→ WHAT NEEDS TO BE DONE
Set down the data below without change, skipping the pictures it holds.

→ DATA SHOWN
━━━━━━━━━━━━━━━━

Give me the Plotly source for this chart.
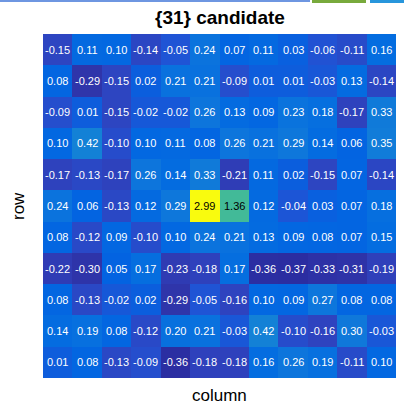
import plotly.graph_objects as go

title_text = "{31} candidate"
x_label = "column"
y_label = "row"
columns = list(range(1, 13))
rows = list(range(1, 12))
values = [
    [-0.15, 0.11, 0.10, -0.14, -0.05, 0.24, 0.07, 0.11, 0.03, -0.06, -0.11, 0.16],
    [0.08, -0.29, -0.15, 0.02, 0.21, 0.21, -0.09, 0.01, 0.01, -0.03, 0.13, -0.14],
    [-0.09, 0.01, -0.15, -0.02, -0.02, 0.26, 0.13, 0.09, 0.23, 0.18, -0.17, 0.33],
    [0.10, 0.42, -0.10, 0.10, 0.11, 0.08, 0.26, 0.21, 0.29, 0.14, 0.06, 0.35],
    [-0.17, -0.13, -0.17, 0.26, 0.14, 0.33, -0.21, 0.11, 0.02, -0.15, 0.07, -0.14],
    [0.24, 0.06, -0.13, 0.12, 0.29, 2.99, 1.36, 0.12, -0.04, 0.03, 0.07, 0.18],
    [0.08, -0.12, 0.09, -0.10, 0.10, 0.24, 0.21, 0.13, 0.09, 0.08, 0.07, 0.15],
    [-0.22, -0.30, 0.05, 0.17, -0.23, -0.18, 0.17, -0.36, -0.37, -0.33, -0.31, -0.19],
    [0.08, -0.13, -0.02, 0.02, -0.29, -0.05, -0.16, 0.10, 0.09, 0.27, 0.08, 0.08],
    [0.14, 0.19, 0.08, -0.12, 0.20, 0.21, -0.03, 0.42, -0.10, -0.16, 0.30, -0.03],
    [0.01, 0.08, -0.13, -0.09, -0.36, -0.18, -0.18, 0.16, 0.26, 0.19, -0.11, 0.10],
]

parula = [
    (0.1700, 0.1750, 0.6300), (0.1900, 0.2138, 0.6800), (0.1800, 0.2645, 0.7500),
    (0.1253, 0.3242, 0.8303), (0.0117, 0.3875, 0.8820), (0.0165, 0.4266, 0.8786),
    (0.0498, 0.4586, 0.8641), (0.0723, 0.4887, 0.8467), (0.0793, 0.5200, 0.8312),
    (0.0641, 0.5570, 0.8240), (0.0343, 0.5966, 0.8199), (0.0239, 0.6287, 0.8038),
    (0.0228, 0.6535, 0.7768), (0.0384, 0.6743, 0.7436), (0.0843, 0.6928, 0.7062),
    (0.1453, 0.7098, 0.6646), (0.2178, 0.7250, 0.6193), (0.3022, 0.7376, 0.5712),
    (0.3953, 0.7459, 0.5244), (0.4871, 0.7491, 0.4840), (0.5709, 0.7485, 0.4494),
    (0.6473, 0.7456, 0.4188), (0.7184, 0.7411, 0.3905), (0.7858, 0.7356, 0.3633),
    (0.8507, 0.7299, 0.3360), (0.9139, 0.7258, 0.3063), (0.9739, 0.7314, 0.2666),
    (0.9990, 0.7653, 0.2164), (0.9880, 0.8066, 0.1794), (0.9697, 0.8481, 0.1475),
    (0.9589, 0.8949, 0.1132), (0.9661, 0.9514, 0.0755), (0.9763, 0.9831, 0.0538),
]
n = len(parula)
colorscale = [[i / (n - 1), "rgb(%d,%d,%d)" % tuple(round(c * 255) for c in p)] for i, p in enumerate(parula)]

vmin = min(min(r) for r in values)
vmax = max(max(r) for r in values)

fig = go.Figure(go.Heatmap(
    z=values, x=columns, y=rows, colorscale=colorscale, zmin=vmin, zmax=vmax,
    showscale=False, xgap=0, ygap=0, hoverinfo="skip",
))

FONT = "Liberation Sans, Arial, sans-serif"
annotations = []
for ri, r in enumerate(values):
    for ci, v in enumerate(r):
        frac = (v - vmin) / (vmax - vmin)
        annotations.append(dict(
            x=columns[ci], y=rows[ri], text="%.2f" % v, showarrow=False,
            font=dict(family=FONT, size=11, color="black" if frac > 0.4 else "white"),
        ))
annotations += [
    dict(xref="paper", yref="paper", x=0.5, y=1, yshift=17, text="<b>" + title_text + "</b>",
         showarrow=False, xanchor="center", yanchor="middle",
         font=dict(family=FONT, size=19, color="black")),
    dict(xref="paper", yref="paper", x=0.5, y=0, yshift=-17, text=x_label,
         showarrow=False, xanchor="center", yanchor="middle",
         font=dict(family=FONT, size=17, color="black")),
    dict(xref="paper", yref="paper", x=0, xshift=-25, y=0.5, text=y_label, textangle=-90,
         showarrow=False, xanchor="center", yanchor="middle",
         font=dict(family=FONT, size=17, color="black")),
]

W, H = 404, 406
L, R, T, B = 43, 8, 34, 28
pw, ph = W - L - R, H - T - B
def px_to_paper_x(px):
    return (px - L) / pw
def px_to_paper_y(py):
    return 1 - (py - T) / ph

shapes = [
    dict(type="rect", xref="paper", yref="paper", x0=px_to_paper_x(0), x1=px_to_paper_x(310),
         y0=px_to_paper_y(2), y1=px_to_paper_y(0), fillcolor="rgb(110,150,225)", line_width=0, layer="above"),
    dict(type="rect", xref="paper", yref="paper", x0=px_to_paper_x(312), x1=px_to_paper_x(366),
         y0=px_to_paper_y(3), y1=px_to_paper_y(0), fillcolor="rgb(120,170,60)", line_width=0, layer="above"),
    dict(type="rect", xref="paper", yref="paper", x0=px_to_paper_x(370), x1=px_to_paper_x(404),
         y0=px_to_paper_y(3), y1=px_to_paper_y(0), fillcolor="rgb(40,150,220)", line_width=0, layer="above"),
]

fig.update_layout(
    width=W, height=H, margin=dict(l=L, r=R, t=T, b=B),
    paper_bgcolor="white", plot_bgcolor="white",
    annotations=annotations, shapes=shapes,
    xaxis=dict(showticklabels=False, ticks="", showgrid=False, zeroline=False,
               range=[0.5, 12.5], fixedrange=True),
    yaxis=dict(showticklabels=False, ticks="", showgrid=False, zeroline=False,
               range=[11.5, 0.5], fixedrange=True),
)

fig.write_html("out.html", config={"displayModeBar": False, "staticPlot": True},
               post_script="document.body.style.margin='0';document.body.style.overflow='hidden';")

━━━━━━━━━━━━━━━━

→ EXERCISE ANSWER
Give me the Plotly source for this chart.
import plotly.graph_objects as go

title_text = "{31} candidate"
x_label = "column"
y_label = "row"
columns = list(range(1, 13))
rows = list(range(1, 12))
values = [
    [-0.15, 0.11, 0.10, -0.14, -0.05, 0.24, 0.07, 0.11, 0.03, -0.06, -0.11, 0.16],
    [0.08, -0.29, -0.15, 0.02, 0.21, 0.21, -0.09, 0.01, 0.01, -0.03, 0.13, -0.14],
    [-0.09, 0.01, -0.15, -0.02, -0.02, 0.26, 0.13, 0.09, 0.23, 0.18, -0.17, 0.33],
    [0.10, 0.42, -0.10, 0.10, 0.11, 0.08, 0.26, 0.21, 0.29, 0.14, 0.06, 0.35],
    [-0.17, -0.13, -0.17, 0.26, 0.14, 0.33, -0.21, 0.11, 0.02, -0.15, 0.07, -0.14],
    [0.24, 0.06, -0.13, 0.12, 0.29, 2.99, 1.36, 0.12, -0.04, 0.03, 0.07, 0.18],
    [0.08, -0.12, 0.09, -0.10, 0.10, 0.24, 0.21, 0.13, 0.09, 0.08, 0.07, 0.15],
    [-0.22, -0.30, 0.05, 0.17, -0.23, -0.18, 0.17, -0.36, -0.37, -0.33, -0.31, -0.19],
    [0.08, -0.13, -0.02, 0.02, -0.29, -0.05, -0.16, 0.10, 0.09, 0.27, 0.08, 0.08],
    [0.14, 0.19, 0.08, -0.12, 0.20, 0.21, -0.03, 0.42, -0.10, -0.16, 0.30, -0.03],
    [0.01, 0.08, -0.13, -0.09, -0.36, -0.18, -0.18, 0.16, 0.26, 0.19, -0.11, 0.10],
]

parula = [
    (0.1700, 0.1750, 0.6300), (0.1900, 0.2138, 0.6800), (0.1800, 0.2645, 0.7500),
    (0.1253, 0.3242, 0.8303), (0.0117, 0.3875, 0.8820), (0.0165, 0.4266, 0.8786),
    (0.0498, 0.4586, 0.8641), (0.0723, 0.4887, 0.8467), (0.0793, 0.5200, 0.8312),
    (0.0641, 0.5570, 0.8240), (0.0343, 0.5966, 0.8199), (0.0239, 0.6287, 0.8038),
    (0.0228, 0.6535, 0.7768), (0.0384, 0.6743, 0.7436), (0.0843, 0.6928, 0.7062),
    (0.1453, 0.7098, 0.6646), (0.2178, 0.7250, 0.6193), (0.3022, 0.7376, 0.5712),
    (0.3953, 0.7459, 0.5244), (0.4871, 0.7491, 0.4840), (0.5709, 0.7485, 0.4494),
    (0.6473, 0.7456, 0.4188), (0.7184, 0.7411, 0.3905), (0.7858, 0.7356, 0.3633),
    (0.8507, 0.7299, 0.3360), (0.9139, 0.7258, 0.3063), (0.9739, 0.7314, 0.2666),
    (0.9990, 0.7653, 0.2164), (0.9880, 0.8066, 0.1794), (0.9697, 0.8481, 0.1475),
    (0.9589, 0.8949, 0.1132), (0.9661, 0.9514, 0.0755), (0.9763, 0.9831, 0.0538),
]
n = len(parula)
colorscale = [[i / (n - 1), "rgb(%d,%d,%d)" % tuple(round(c * 255) for c in p)] for i, p in enumerate(parula)]

vmin = min(min(r) for r in values)
vmax = max(max(r) for r in values)

fig = go.Figure(go.Heatmap(
    z=values, x=columns, y=rows, colorscale=colorscale, zmin=vmin, zmax=vmax,
    showscale=False, xgap=0, ygap=0, hoverinfo="skip",
))

FONT = "Liberation Sans, Arial, sans-serif"
annotations = []
for ri, r in enumerate(values):
    for ci, v in enumerate(r):
        frac = (v - vmin) / (vmax - vmin)
        annotations.append(dict(
            x=columns[ci], y=rows[ri], text="%.2f" % v, showarrow=False,
            font=dict(family=FONT, size=11, color="black" if frac > 0.4 else "white"),
        ))
annotations += [
    dict(xref="paper", yref="paper", x=0.5, y=1, yshift=17, text="<b>" + title_text + "</b>",
         showarrow=False, xanchor="center", yanchor="middle",
         font=dict(family=FONT, size=19, color="black")),
    dict(xref="paper", yref="paper", x=0.5, y=0, yshift=-17, text=x_label,
         showarrow=False, xanchor="center", yanchor="middle",
         font=dict(family=FONT, size=17, color="black")),
    dict(xref="paper", yref="paper", x=0, xshift=-25, y=0.5, text=y_label, textangle=-90,
         showarrow=False, xanchor="center", yanchor="middle",
         font=dict(family=FONT, size=17, color="black")),
]

W, H = 404, 406
L, R, T, B = 43, 8, 34, 28
pw, ph = W - L - R, H - T - B
def px_to_paper_x(px):
    return (px - L) / pw
def px_to_paper_y(py):
    return 1 - (py - T) / ph

shapes = [
    dict(type="rect", xref="paper", yref="paper", x0=px_to_paper_x(0), x1=px_to_paper_x(310),
         y0=px_to_paper_y(2), y1=px_to_paper_y(0), fillcolor="rgb(110,150,225)", line_width=0, layer="above"),
    dict(type="rect", xref="paper", yref="paper", x0=px_to_paper_x(312), x1=px_to_paper_x(366),
         y0=px_to_paper_y(3), y1=px_to_paper_y(0), fillcolor="rgb(120,170,60)", line_width=0, layer="above"),
    dict(type="rect", xref="paper", yref="paper", x0=px_to_paper_x(370), x1=px_to_paper_x(404),
         y0=px_to_paper_y(3), y1=px_to_paper_y(0), fillcolor="rgb(40,150,220)", line_width=0, layer="above"),
]

fig.update_layout(
    width=W, height=H, margin=dict(l=L, r=R, t=T, b=B),
    paper_bgcolor="white", plot_bgcolor="white",
    annotations=annotations, shapes=shapes,
    xaxis=dict(showticklabels=False, ticks="", showgrid=False, zeroline=False,
               range=[0.5, 12.5], fixedrange=True),
    yaxis=dict(showticklabels=False, ticks="", showgrid=False, zeroline=False,
               range=[11.5, 0.5], fixedrange=True),
)

fig.write_html("out.html", config={"displayModeBar": False, "staticPlot": True},
               post_script="document.body.style.margin='0';document.body.style.overflow='hidden';")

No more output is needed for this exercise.